If you live outside of the US then the kards can be found at www.kenpokards.co.uk

That's where I got mine from excellent delivery time and prompt too.


----------



## SwedishChef (May 10, 2005)

I want the Ed Parker and Prof. Chow rookie cards.   That's not what these are?


----------



## Casey_Sutherland (May 14, 2005)

I recieved an email from Mr. Ed Parker Jr. and it stated 

*"**We are going to press this week on the Official Guide to the Kenpo Kards.  In about 6 more weeks we will be going to press with the next Dek of kenpo kards. Hopefully by the end of this year we will have the 3rd dek done."*

Mr parker's secretary also sent me an email stating

*"Thank you for asking about the Kenpo Kards. As a new learning tool the 
Kenpo Kards are still in the early stages of development. Due to the complex nature of the information on the back of the Kards and the detailed illustration work on the front, we are not moving as fast as our demand. Don't give up though, the second dek is in the final stages of completion and may go to print as early as late June or early July. We 
have had to push the print back a little to insure integrity of the 
information. Your patience will be well rewarded when you see the work put into these."* 

I can't wait to see these in action and incorporate them into our program.


----------



## SION (May 15, 2005)

The art work on the second deck of Kards is a further step up from the first, it is definitely more advanced from the first, with a lot more detail in the art work. You should also check out the Lithiographs, they are absolutely superb.

The unofficial guide will help I am sure a lot of people to learn in a different manner and to give training a different edge.

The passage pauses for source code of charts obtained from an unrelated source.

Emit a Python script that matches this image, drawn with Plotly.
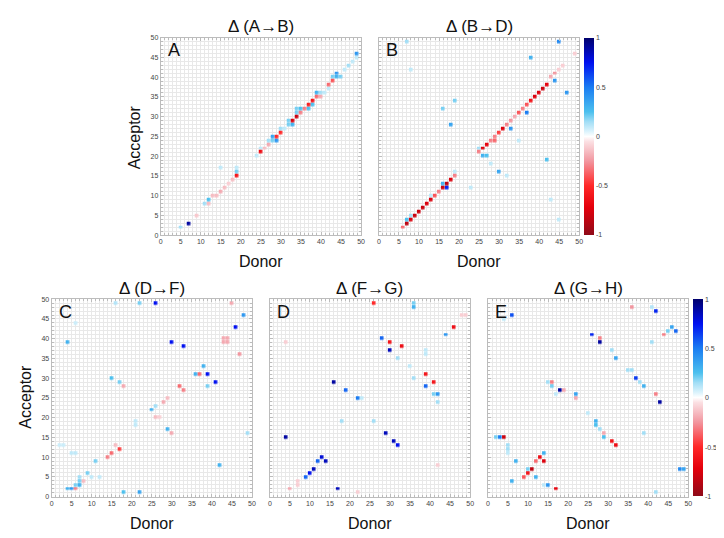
"""
Hydrogen-bond occupancy changes (donor x acceptor), five panels.
"""

import plotly.graph_objects as go

W, H = 724, 538
FONT = "Liberation Sans, Arial, sans-serif"
GRID = "#e8e8e8"
EDGE = "#bcbcbc"
TICK = "#444444"

# ── data: (donor, acceptor, delta) per panel ─────────────────────────────────
A_donor = [5, 7, 9, 11, 12, 12, 13, 14, 15, 16, 17, 15, 18, 19, 19, 19,
           24, 25, 25, 26, 27, 27, 28, 28, 29, 29, 30, 30, 31, 32, 32, 33, 33, 34, 34, 34,
           35, 35, 36, 37, 37, 38, 38, 39, 39, 40, 40, 41, 42, 42, 43, 43, 44, 44, 45,
           46, 47, 48, 49, 49]
A_acceptor = [2, 3, 5, 8, 9, 8, 10, 10, 11, 12, 13, 17, 14, 15, 16, 17,
              20, 21, 22, 22, 23, 24, 24, 25, 25, 24, 26, 27, 27, 28, 29, 29, 28, 30, 31, 32,
              32, 31, 32, 33, 32, 34, 33, 35, 36, 35, 36, 36, 37, 38, 39, 40, 40, 41, 40,
              42, 43, 44, 46, 45]
A_delta = [0.15, 0.9, -0.12, 0.15, 0.25, -0.15, -0.15, -0.15, -0.2, -0.15, -0.1, 0.1, -0.15, -0.6, 0.2, 0.1,
           0.1, -0.65, 0.1, -0.15, -0.2, 0.15, 0.2, 0.35, -0.5, 0.4, -0.5, 0.15, 0.1, 0.2, 0.2, -0.75, 0.3, -0.8, 0.2, 0.2,
           0.25, -0.3, -0.3, -0.55, 0.25, -0.6, 0.25, -0.35, 0.3, -0.2, 0.15, 0.1, 0.1, -0.35, -0.4, 0.2, 0.3, 0.4, 0.2,
           0.1, 0.15, 0.1, 0.4, 0.1]

B_donor = [6, 7, 7, 8, 8, 9, 10, 11, 12, 13, 13, 14, 15, 16, 16, 17, 17, 18, 19, 19,
           23, 25, 25, 26, 26, 27, 27, 28, 29, 29, 30, 30, 28, 31, 32, 33, 33, 34, 35, 36, 37, 37,
           38, 39, 40, 41, 42, 43, 44, 44, 45, 46, 47, 49, 45, 7, 8, 19, 16, 18, 38, 42, 32, 35, 43, 45]
B_acceptor = [2, 3, 4, 4, 5, 5, 6, 7, 8, 9, 10, 10, 11, 12, 13, 12, 13, 14, 15, 16,
              12, 21, 22, 22, 20, 20, 23, 24, 24, 25, 26, 16, 18, 27, 28, 27, 29, 30, 31, 32, 33, 31,
              34, 35, 36, 37, 38, 40, 41, 39, 42, 43, 36, 46, 49, 49, 42, 34, 32, 28, 45, 19, 15, 24, 9, 4]
B_delta = [-0.35, -0.85, 0.25, -0.75, 0.15, -0.8, -0.8, -0.8, -0.75, -0.75, 0.1, -0.4, -0.3, -0.8, 0.3, 0.7, -0.85, -0.75, -0.3, 0.1,
           0.1, -0.3, 0.15, -0.75, 0.3, 0.25, -0.7, -0.3, -0.35, -0.3, -0.45, 0.35, 0.1, -0.75, -0.3, 0.4, -0.25, -0.2, -0.4, -0.3, -0.4, 0.5,
           -0.6, -0.75, -0.75, -0.8, -0.7, -0.2, -0.25, 0.4, -0.1, -0.1, 0.4, -0.1, 0.45, 0.15, 0.1, 0.2, 0.2, 0.35, 0.3, 0.25, 0.1, 0.1, 0.1, 0.1]

C_donor = [4, 5, 6, 6, 7, 7, 7, 8, 9, 10, 12, 11, 14, 15, 16, 17, 5, 6, 2, 3,
           4, 6, 16, 22, 26, 30, 33, 46, 48, 45, 43, 44, 43, 44, 47, 38, 36, 37, 39, 41, 39,
           15, 17, 18, 32, 33, 28, 29, 25, 26, 26, 27, 21, 21, 29, 30, 49, 42, 18, 22]
C_acceptor = [2, 2, 2, 3, 3, 4, 5, 4, 6, 5, 5, 9, 10, 11, 13, 12, 11, 11, 13, 13,
              39, 44, 49, 49, 49, 39, 38, 43, 46, 49, 39, 39, 40, 40, 36, 33, 31, 31, 31, 29, 28,
              30, 29, 28, 28, 27, 24, 25, 22, 23, 20, 20, 19, 18, 17, 16, 16, 8, 1, 1]
C_delta = [0.3, 0.4, -0.3, 0.2, 0.3, 0.2, 0.15, -0.15, 0.2, 0.1, 0.1, 0.2, -0.3, -0.35, -0.15, -0.45, 0.1, 0.1, 0.08, 0.08,
           0.3, 0.08, 0.12, 0.2, 0.75, 0.75, 0.75, 0.75, 0.4, -0.2, -0.2, -0.2, -0.2, -0.2, -0.25, 0.3, 0.3, -0.35, 0.75, 0.75, 0.2,
           0.25, 0.2, -0.2, -0.35, -0.3, -0.2, -0.15, 0.3, 0.15, -0.15, -0.1, 0.1, 0.1, 0.3, -0.2, 0.15, 0.3, 0.25, 0.35]

D_donor = [26, 36, 36, 48, 49, 46, 44, 28, 30, 33, 30, 32, 39, 39, 4, 35, 36, 39, 41, 39,
           41, 42, 42, 16, 19, 22, 23, 18, 26, 4, 29, 31, 32, 13, 12, 14, 11, 10, 9, 7, 7, 5, 17, 22, 42]
D_acceptor = [49, 49, 48, 46, 46, 43, 41, 40, 39, 38, 37, 35, 37, 36, 39, 33, 30, 31, 29, 28,
              26, 26, 24, 29, 27, 25, 25, 19, 19, 15, 16, 14, 13, 10, 9, 9, 7, 6, 5, 4, 3, 2, 2, 1, 8]
D_delta = [-0.5, 0.2, 0.3, -0.1, -0.1, -0.65, 0.4, 0.55, -0.6, -0.65, 0.85, 0.15, 0.1, 0.1, -0.1, 0.1, 0.15, -0.6, -0.6, 0.55,
           0.2, 0.4, 0.15, 0.9, 0.55, 0.5, 0.1, 0.15, 0.15, 0.9, 0.85, 0.85, 0.75, 0.8, 0.55, 0.85, 0.85, 0.75, 0.55, -0.1, -0.1, -0.2, 0.85, -0.1, -0.1]

E_donor = [6, 4, 36, 41, 42, 46, 45, 47, 44, 41, 26, 28, 28, 31, 32, 35, 36, 37, 38, 39, 42, 43,
           15, 16, 16, 18, 19, 17, 22, 22, 25, 27, 27, 28, 29, 29, 31, 32, 39,
           2, 3, 4, 5, 5, 5, 7, 14, 13, 12, 14, 10, 11, 10, 9, 12, 6, 15, 17, 14, 42, 48, 49]
E_acceptor = [46, 45, 48, 48, 47, 43, 42, 42, 41, 39, 41, 40, 39, 37, 35, 32, 32, 30, 29, 28, 26, 24,
              29, 29, 28, 27, 27, 26, 26, 25, 21, 19, 18, 17, 16, 15, 14, 13, 16,
              15, 15, 15, 13, 12, 11, 9, 11, 10, 9, 9, 7, 7, 6, 5, 5, 4, 3, 2, 3, 1, 7, 7]
E_delta = [0.6, 0.1, -0.25, 0.12, 0.7, 0.35, 0.2, 0.55, -0.3, 0.15, 0.7, -0.3, 0.9, 0.15, 0.35, 0.15, 0.15, 0.65, 0.15, 0.3, -0.3, 0.9,
           0.15, -0.3, 0.2, 0.9, -0.2, 0.1, 0.35, -0.2, 0.1, 0.3, 0.25, 0.15, -0.2, 0.25, -0.6, -0.65, 0.15,
           0.2, 0.5, -0.8, 0.15, 0.15, 0.1, 0.3, 0.3, -0.65, -0.35, -0.75, 0.2, -0.85, -0.6, -0.4, 0.3, 0.3, 0.4, -0.7, 0.1, 0.15, 0.45, 0.35]

TICK_VALS = [0, 5, 10, 15, 20, 25, 30, 35, 40, 45, 50]
CBAR_VALS = [-1, -0.5, 0, 0.5, 1]
CBAR_TEXT = ["-1", "-0.5", "0", "0.5", "1"]

CSCALE = [
    [0.0, "#8e0a18"], [0.14, "#e4000c"], [0.25, "#ff2828"], [0.375, "#f2969f"],
    [0.425, "#f6bcc2"], [0.475, "#fbe0e3"], [0.5, "#ffffff"],
    [0.525, "#dcf3fc"], [0.575, "#a2def6"], [0.625, "#4cc0ee"], [0.75, "#1a7cf2"],
    [0.875, "#0010f0"], [1.0, "#00006c"],
]


def px(x):
    return x / W


def py(y):
    return 1 - y / H


def to_grid(donor, acceptor, delta):
    z = [[None] * 51 for _ in range(51)]
    for d, a, v in zip(donor, acceptor, delta):
        z[a][d] = v
    return z


# (name, letter, data, left px, top px, show y labels, coloraxis)
PANELS = [
    ("Δ (A→B)", "A", (A_donor, A_acceptor, A_delta), 152, 26, True, "coloraxis"),
    ("Δ (B→D)", "B", (B_donor, B_acceptor, B_delta), 372, 26, False, "coloraxis"),
    ("Δ (D→F)", "C", (C_donor, C_acceptor, C_delta), 42, 291, True, "coloraxis2"),
    ("Δ (F→G)", "D", (D_donor, D_acceptor, D_delta), 262, 291, False, "coloraxis2"),
    ("Δ (G→H)", "E", (E_donor, E_acceptor, E_delta), 482, 291, False, "coloraxis2"),
]
SIZE = 202

fig = go.Figure()
annotations = []
layout = {}

for i, (title, letter, data, left, top, ylab, cax) in enumerate(PANELS, start=1):
    xa = "x" if i == 1 else f"x{i}"
    ya = "y" if i == 1 else f"y{i}"
    fig.add_trace(go.Heatmap(
        x=list(range(51)), y=list(range(51)), z=to_grid(*data),
        coloraxis=cax, xaxis=xa, yaxis=ya, xgap=0.4, ygap=0.4,
        hovertemplate="Donor %{x}<br>Acceptor %{y}<br>Δ %{z}<extra></extra>",
    ))
    axis_common = dict(
        range=[0, 50], tickvals=TICK_VALS, showgrid=True, gridcolor=GRID, gridwidth=0.5,
        zeroline=False, showline=True, linecolor=EDGE, linewidth=1, mirror="ticks",
        ticks="inside", ticklen=3, tickcolor=EDGE,
        minor=dict(tickvals=list(range(51)), showgrid=True, gridcolor=GRID, gridwidth=0.5,
                   ticks="inside", ticklen=2, tickcolor=EDGE),
        tickfont=dict(size=7, color=TICK, family=FONT),
        fixedrange=True,
    )
    key_x = "xaxis" if i == 1 else f"xaxis{i}"
    key_y = "yaxis" if i == 1 else f"yaxis{i}"
    layout[key_x] = dict(axis_common, domain=[px(left), px(left + SIZE)], anchor=ya)
    layout[key_y] = dict(axis_common, domain=[py(top + 200), py(top)], anchor=xa,
                         showticklabels=ylab)

    annotations.append(dict(
        text=title, x=px(left + SIZE / 2), y=py(top - 11), xref="paper", yref="paper",
        showarrow=False, xanchor="center", yanchor="middle",
        font=dict(size=17, color="#111111", family=FONT),
    ))
    annotations.append(dict(
        text=letter, x=px(left + 5), y=py(top + 13), xref="paper", yref="paper",
        showarrow=False, xanchor="left", yanchor="middle",
        font=dict(size=18, color="#111111", family=FONT),
    ))
    annotations.append(dict(
        text="Donor", x=px(left + SIZE / 2), y=py(top + 227), xref="paper", yref="paper",
        showarrow=False, xanchor="center", yanchor="middle",
        font=dict(size=16, color="#111111", family=FONT),
    ))

for ax_x, ax_y in [(125, 127), (16, 390)]:
    annotations.append(dict(
        text="Acceptor", x=px(ax_x), y=py(ax_y), xref="paper", yref="paper",
        showarrow=False, textangle=-90, xanchor="center", yanchor="middle",
        font=dict(size=16, color="#111111", family=FONT),
    ))


def cbar(left, top):
    return dict(
        cmin=-1, cmax=1, colorscale=CSCALE,
        colorbar=dict(
            x=px(left), xanchor="left", y=py(top + 100), yanchor="middle",
            len=200 / H, lenmode="fraction", thickness=10, outlinewidth=0,
            tickvals=CBAR_VALS, ticktext=CBAR_TEXT, ticks="", ticklen=0,
            tickfont=dict(size=7, color=TICK, family=FONT), xpad=0, ypad=0,
        ),
    )


fig.update_layout(
    **layout,
    coloraxis=cbar(579, 26),
    coloraxis2=cbar(689, 291),
    annotations=annotations,
    width=W, height=H,
    margin=dict(l=0, r=0, t=0, b=0),
    paper_bgcolor="white",
    plot_bgcolor="white",
    font=dict(family=FONT),
    showlegend=False,
)

fig.write_html("out.html")
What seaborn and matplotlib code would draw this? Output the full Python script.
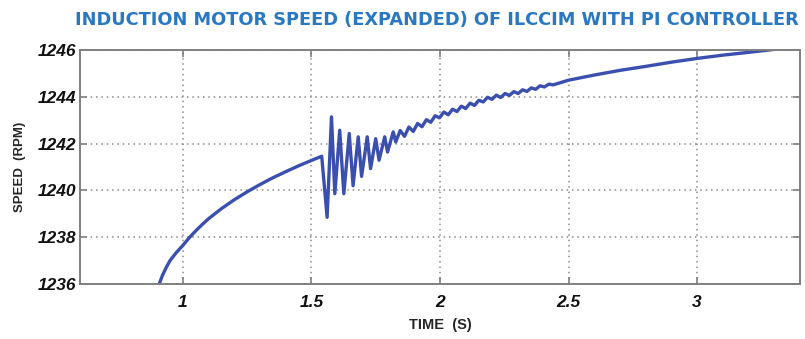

In time to come these will be like the Infinite Insights, hard to come by!

KJM


----------



## KenpoEMT (Jan 18, 2006)

Any word on a release date for Tek Dek 2?


----------



## michaeledward (Jan 18, 2006)

The KenpoKards web site has not been updated since July 05. At that time, it indicated that approximately 45 of the graphic designs were completed, the content was being final reviewed. 

I"m still watching ...


----------